Biasanya mereka senang, keluar dari kerutinan sebentar, tersenyum dan tertawa dengan “Sang Presiden” tak lupa menyelipkan selembar “kertas” ke sakunya ketika beranjak pulang. Di akhir hidupnya dia sangat kesepian. Ruang hidup seperti yang disebutnya “tanpa batas negara” itu seperti menolaknya. Ternyata puisi tak lebih berharga dari sebungkus nasi! Wiji Thukul, seorang penyair lugu, yang banyak membacakan puisi-puisi perlawannya di hadapan para buruh, jauh dari hidup aman. Dia dikejar-kejar oleh penguasa dengan laras senjata dan terpaksa melarikan diri, lalu hilang raib tak tentu rimbanya. Mungkin sekali dia sudah mati terbunuh.

Rendra? Si Burung Merak yang kelihatan gemerlapan tapi mungkin tidak hidup tenteram. Dia dicekal tidak boleh naik panggung, membacakan puisi-puisinya, dalam waktu yang cukup lama. Rendra masuk bui dan disiksa. Disuruh minum air kencingnya sendiri.

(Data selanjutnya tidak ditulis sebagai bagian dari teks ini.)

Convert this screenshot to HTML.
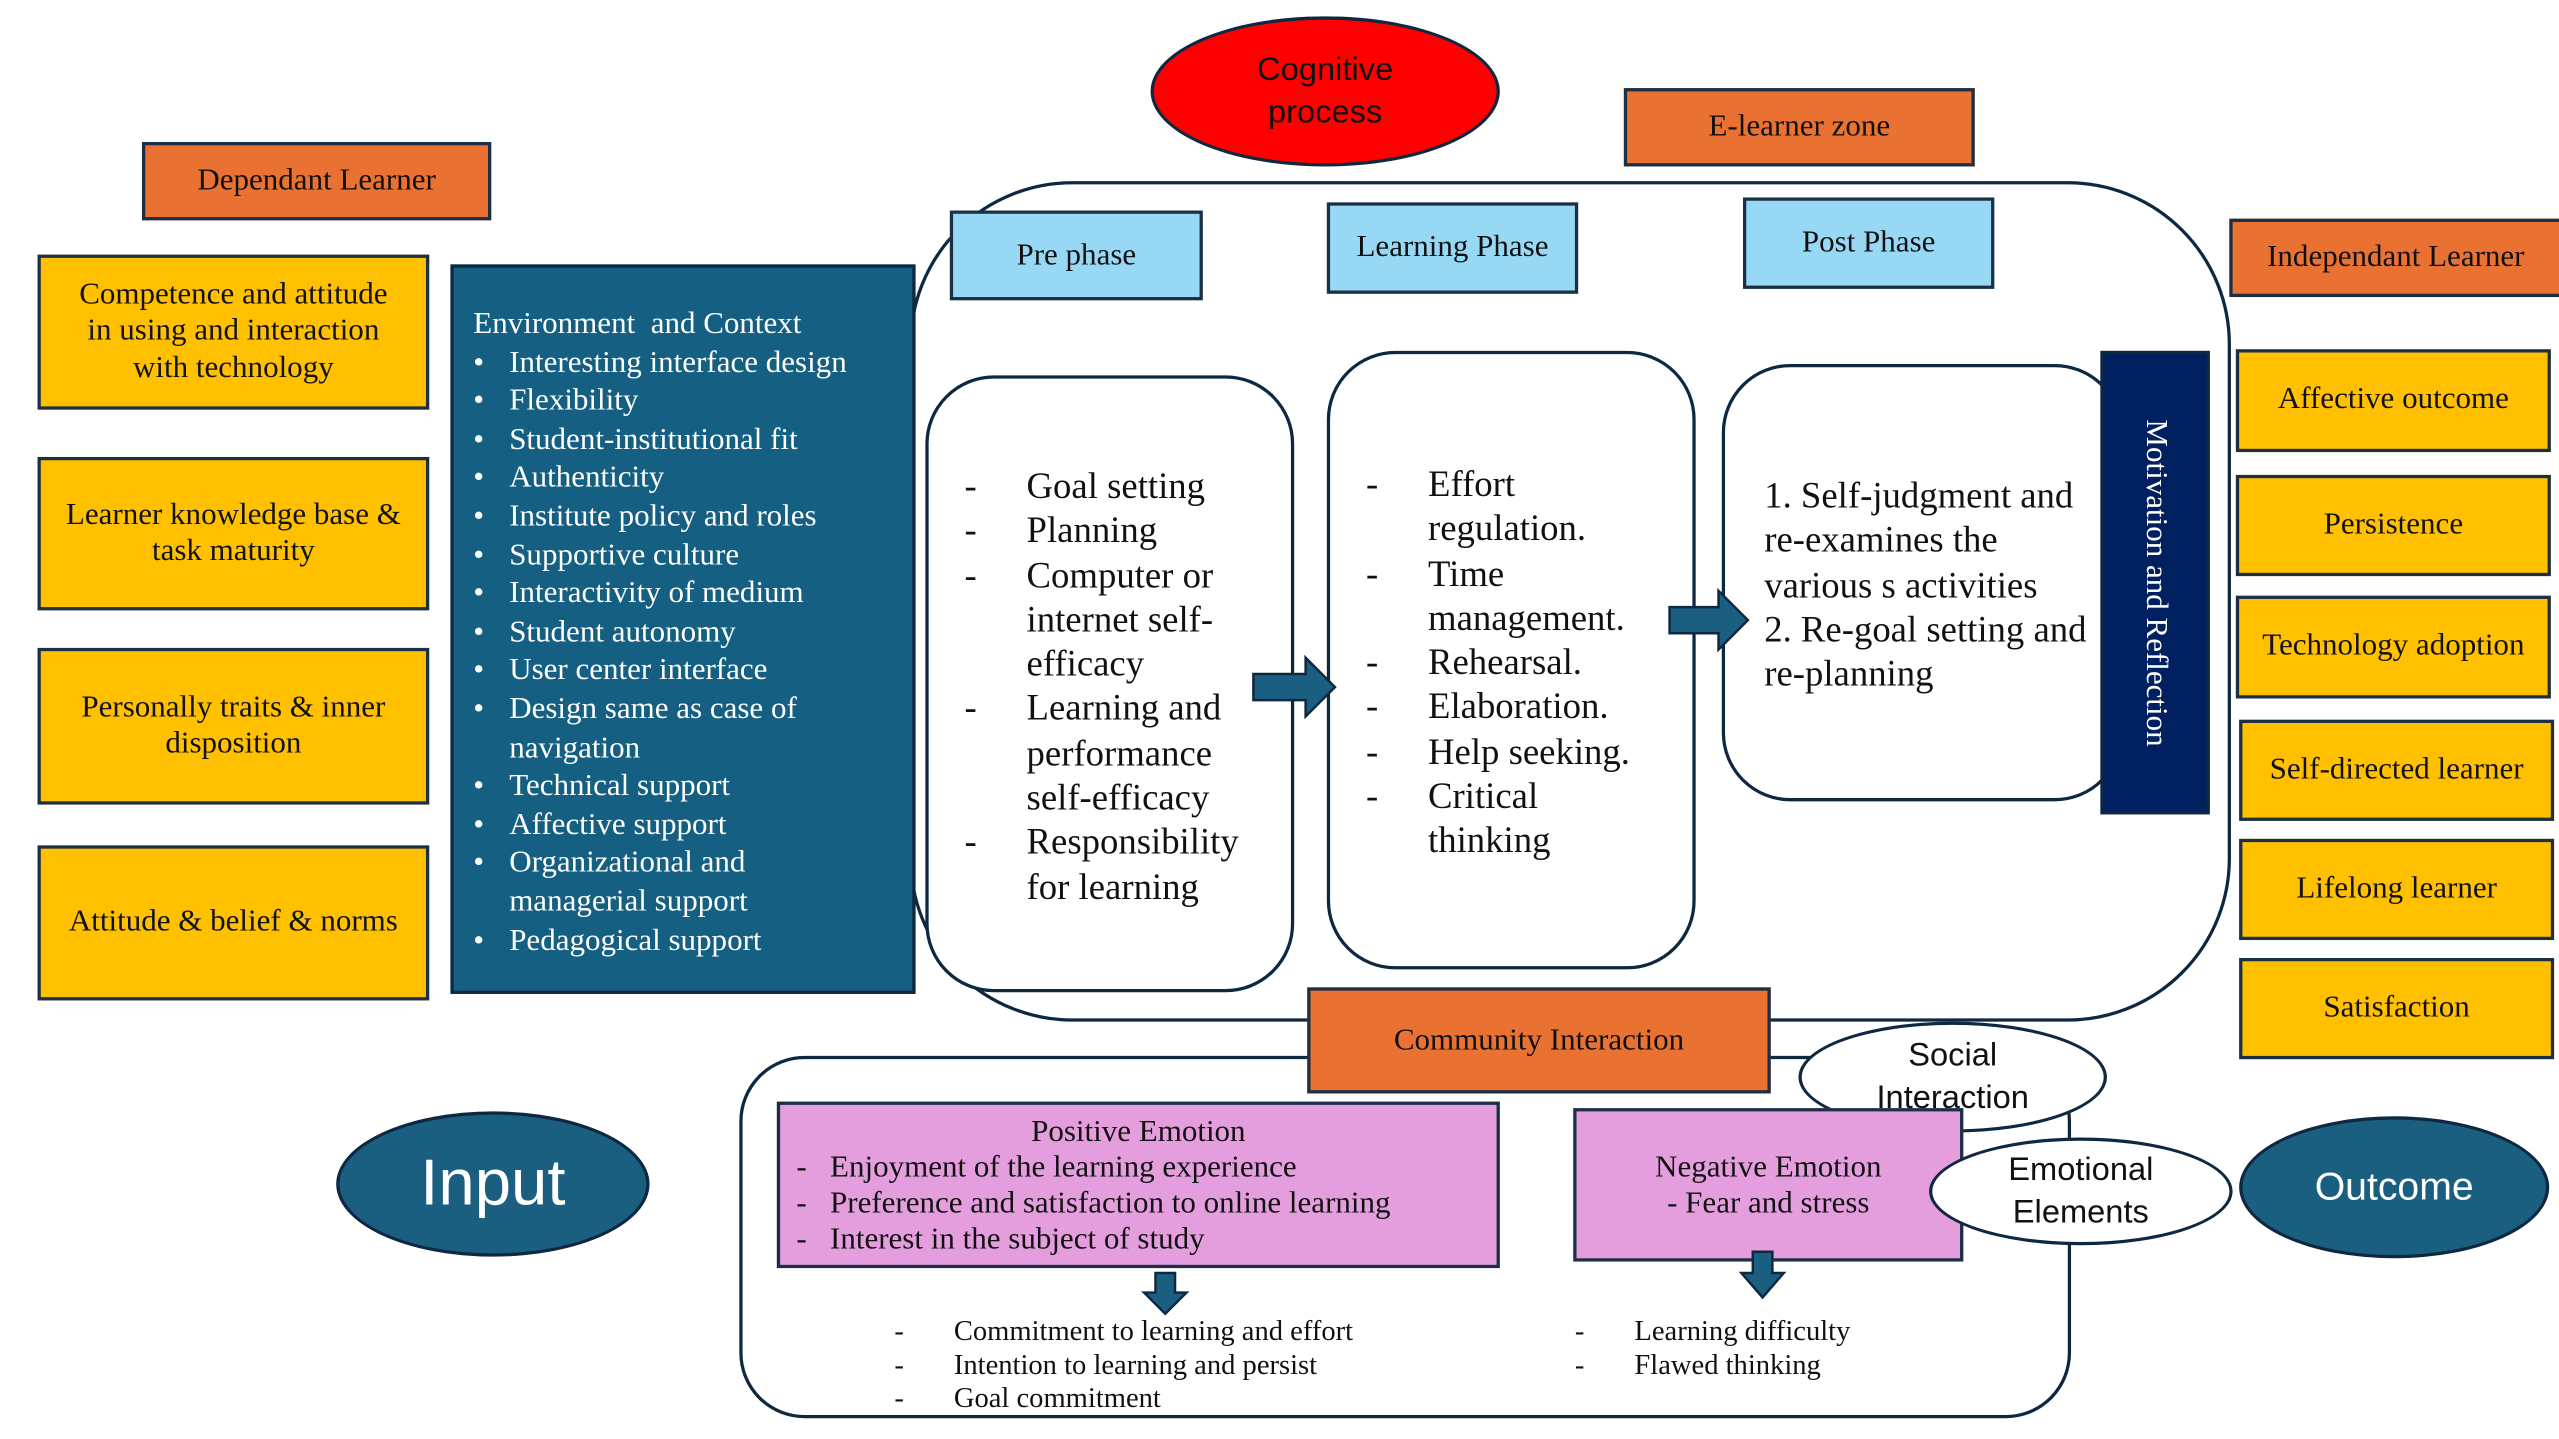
<!DOCTYPE html>
<html><head><meta charset="utf-8">
<style>
html,body{margin:0;padding:0;background:#fff;overflow:hidden}
#w{position:absolute;left:0;top:0;width:1568px;height:882px;transform:scale(1.63202);transform-origin:0 0;font-family:"Liberation Serif",serif;color:#111}
.a{position:absolute;box-sizing:border-box}
.or{background:#e97132;border:2px solid #1d2f44;display:flex;align-items:center;justify-content:center;font-size:19px}
.lb{background:#97d9f5;border:2px solid #1d2f44;display:flex;align-items:center;justify-content:center;font-size:19px}
.y{background:#ffc000;border:2px solid #1d2f44;display:flex;align-items:center;justify-content:center;text-align:center;font-size:19px;line-height:22.5px}
.rb{border:2px solid #0e2841;background:#fff}
.el{border:2px solid #0e2841;border-radius:50%;display:flex;align-items:center;justify-content:center;text-align:center;font-family:"Liberation Sans",sans-serif}
ul{margin:0;padding:0;list-style:none}
.dl li{position:relative;padding-left:60px}
.dl li:before{content:"-";position:absolute;left:22px}
.pk{background:#e59edd;border:2px solid #1d2f44;font-size:19px;line-height:22px}
.tl li{position:relative;padding-left:22px}
.tl li:before{content:"•";position:absolute;left:0}
</style></head><body><div id="w">
<div class="a el" style="left:705px;top:10px;width:214px;height:92px;background:#ff0000;font-size:20px;line-height:26px">Cognitive<br>process</div>
<div class="a or" style="left:995px;top:54px;width:215px;height:48px">E-learner zone</div>
<div class="a or" style="left:87px;top:87px;width:214px;height:48px">Dependant Learner</div>
<div class="a rb" style="left:557px;top:111px;width:810px;height:515px;border-radius:100px"></div>
<div class="a lb" style="left:582px;top:129px;width:155px;height:55px">Pre phase</div>
<div class="a lb" style="left:813px;top:124px;width:154px;height:56px">Learning Phase</div>
<div class="a lb" style="left:1068px;top:121px;width:154px;height:56px">Post Phase</div>
<div class="a or" style="left:1366px;top:134px;width:204px;height:48px">Independant Learner</div>

<div class="a y" style="left:23px;top:156px;width:240px;height:95px">Competence and attitude<br>in using and interaction<br>with technology</div>
<div class="a y" style="left:23px;top:280px;width:240px;height:94px">Learner knowledge base &amp;<br>task maturity</div>
<div class="a y" style="left:23px;top:397px;width:240px;height:96px">Personally traits &amp; inner<br>disposition</div>
<div class="a y" style="left:23px;top:518px;width:240px;height:95px">Attitude &amp; belief &amp; norms</div>

<div class="a" style="left:276px;top:162px;width:285px;height:447px;background:#156082;border:2px solid #0e2841;color:#fff;font-size:19px;line-height:23.6px;padding:23px 0 0 12px">Environment &nbsp;and Context
<ul class="tl" style="padding-left:0">
<li>Interesting interface design</li><li>Flexibility</li><li>Student-institutional fit</li><li>Authenticity</li><li>Institute policy and roles</li><li>Supportive culture</li><li>Interactivity of medium</li><li>Student autonomy</li><li>User center interface</li><li>Design same as case of<br>navigation</li><li>Technical support</li><li>Affective support</li><li>Organizational and<br>managerial support</li><li>Pedagogical support</li></ul></div>

<div class="a rb" style="left:567px;top:230px;width:226px;height:378px;border-radius:42px;font-size:22.5px;line-height:27.3px;padding-top:52px">
<ul class="dl"><li>Goal setting</li><li>Planning</li><li>Computer or<br>internet self-<br>efficacy</li><li>Learning and<br>performance<br>self-efficacy</li><li>Responsibility<br>for learning</li></ul></div>
<div class="a rb" style="left:813px;top:215px;width:226px;height:379px;border-radius:42px;font-size:22.5px;line-height:27.3px;padding-top:66px">
<ul class="dl"><li>Effort<br>regulation.</li><li>Time<br>management.</li><li>Rehearsal.</li><li>Elaboration.</li><li>Help seeking.</li><li>Critical<br>thinking</li></ul></div>
<div class="a rb" style="left:1055px;top:223px;width:246px;height:268px;border-radius:42px;font-size:22.5px;line-height:27.3px;padding:65px 0 0 24px">1. Self-judgment and<br>re-examines the<br>various s activities<br>2. Re-goal setting and<br>re-planning</div>
<div class="a" style="left:1287px;top:215px;width:67px;height:284px;background:#002060;border:2px solid #0e2841;color:#fff;font-size:19px;display:flex;align-items:center;justify-content:center"><span style="writing-mode:vertical-rl;white-space:nowrap">Motivation and Reflection</span></div>

<div class="a y" style="left:1370px;top:214px;width:193px;height:63px">Affective outcome</div>
<div class="a y" style="left:1370px;top:291px;width:193px;height:62px">Persistence</div>
<div class="a y" style="left:1370px;top:365px;width:193px;height:63px">Technology adoption</div>
<div class="a y" style="left:1372px;top:441px;width:193px;height:62px">Self-directed learner</div>
<div class="a y" style="left:1372px;top:514px;width:193px;height:62px">Lifelong learner</div>
<div class="a y" style="left:1372px;top:587px;width:193px;height:62px">Satisfaction</div>

<div class="a rb" style="left:453px;top:647px;width:816px;height:222px;border-radius:40px"></div>
<div class="a or" style="left:801px;top:605px;width:284px;height:65px">Community Interaction</div>
<div class="a el" style="left:1102px;top:626px;width:189px;height:68px;background:#fff;font-size:20px;line-height:26px">Social<br>Interaction</div>
<div class="a pk" style="left:476px;top:675px;width:443px;height:102px;padding-top:6px">
<div style="text-align:center">Positive Emotion</div>
<div style="padding-left:10px">-&nbsp;&nbsp; Enjoyment of the learning experience<br>-&nbsp;&nbsp; Preference and satisfaction to online learning<br>-&nbsp;&nbsp; Interest in the subject of study</div></div>
<div class="a pk" style="left:964px;top:679px;width:239px;height:94px;text-align:center;padding-top:24px">Negative Emotion<br>- Fear and stress</div>
<div class="a el" style="left:1182px;top:697px;width:186px;height:66px;background:#fff;font-size:20px;line-height:26px">Emotional<br>Elements</div>
<div class="a el" style="left:206px;top:681px;width:192px;height:89px;background:#1a5e80;color:#fff;font-size:40px">Input</div>
<div class="a el" style="left:1372px;top:684px;width:190px;height:87px;background:#1a5e80;color:#fff;font-size:24px">Outcome</div>
<div class="a" style="left:548px;top:805px;font-size:17.5px;line-height:20.5px">-&nbsp;&nbsp;&nbsp;&nbsp;&nbsp;&nbsp;&nbsp;Commitment to learning and effort<br>-&nbsp;&nbsp;&nbsp;&nbsp;&nbsp;&nbsp;&nbsp;Intention to learning and persist<br>-&nbsp;&nbsp;&nbsp;&nbsp;&nbsp;&nbsp;&nbsp;Goal commitment</div>
<div class="a" style="left:965px;top:805px;font-size:17.5px;line-height:20.5px">-&nbsp;&nbsp;&nbsp;&nbsp;&nbsp;&nbsp;&nbsp;Learning difficulty<br>-&nbsp;&nbsp;&nbsp;&nbsp;&nbsp;&nbsp;&nbsp;Flawed thinking</div>

<svg class="a" style="left:0;top:0" width="1568" height="882">
<g fill="#1a5e80" stroke="#0e2841" stroke-width="1.5">
<polygon points="768,413 800,413 800,403 818,421 800,439 800,429 768,429"/>
<polygon points="1023,372 1053,372 1053,362 1071,380 1053,398 1053,388 1023,388"/>
<polygon points="708,780 720,780 720,792 727,792 714,805 701,792 708,792"/>
<polygon points="1074,767 1086,767 1086,780 1093,780 1080,795 1067,780 1074,780"/>
</g></svg>
</div></body></html>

Sampai tahun 1992, ketika kami sama-sama baca puisi pada acara Bosnia di Teater Arena, TIM, di hadapan ribuan pengunjung dia masih mengeluhkan kebebasannya yang masih terkekang. Di hari tuanya, dia merasa tidak serasi dengan tingkah polah para politikus dan penguasa. Rendra tampak bingung dan serba salah dalam menempatkan suaranya di hiruk-pikuk era eufemisme politik di mana orang-orang seperti kesurupan mencari kursi dan kedudukan.

Mungkin keterpencilan dan rasa keterasingan adalah beban yang harus dipikul oleh para sastrawan, sebagaimana yang pernah disebut oleh Slauerhoff, penyair pengembara yang kesepian itu.
“Akan gila penyair memikul kesepian…” katanya.

Fenomena ini bukan hanya dirasakan oleh semacam Chairil yang serba kekurangan. Sapardi Djoko Damono dalam percakapan di atas, mengakui terus terang, dia sebagai penyair siap terpencil. Dia memprediksi karya sastra sebagai lebah tanpa sengat. Goenawan Mohamad juga merasakan itu. Hanya orang yang keras kepala saja yang masih mau menulis puisi, katanya.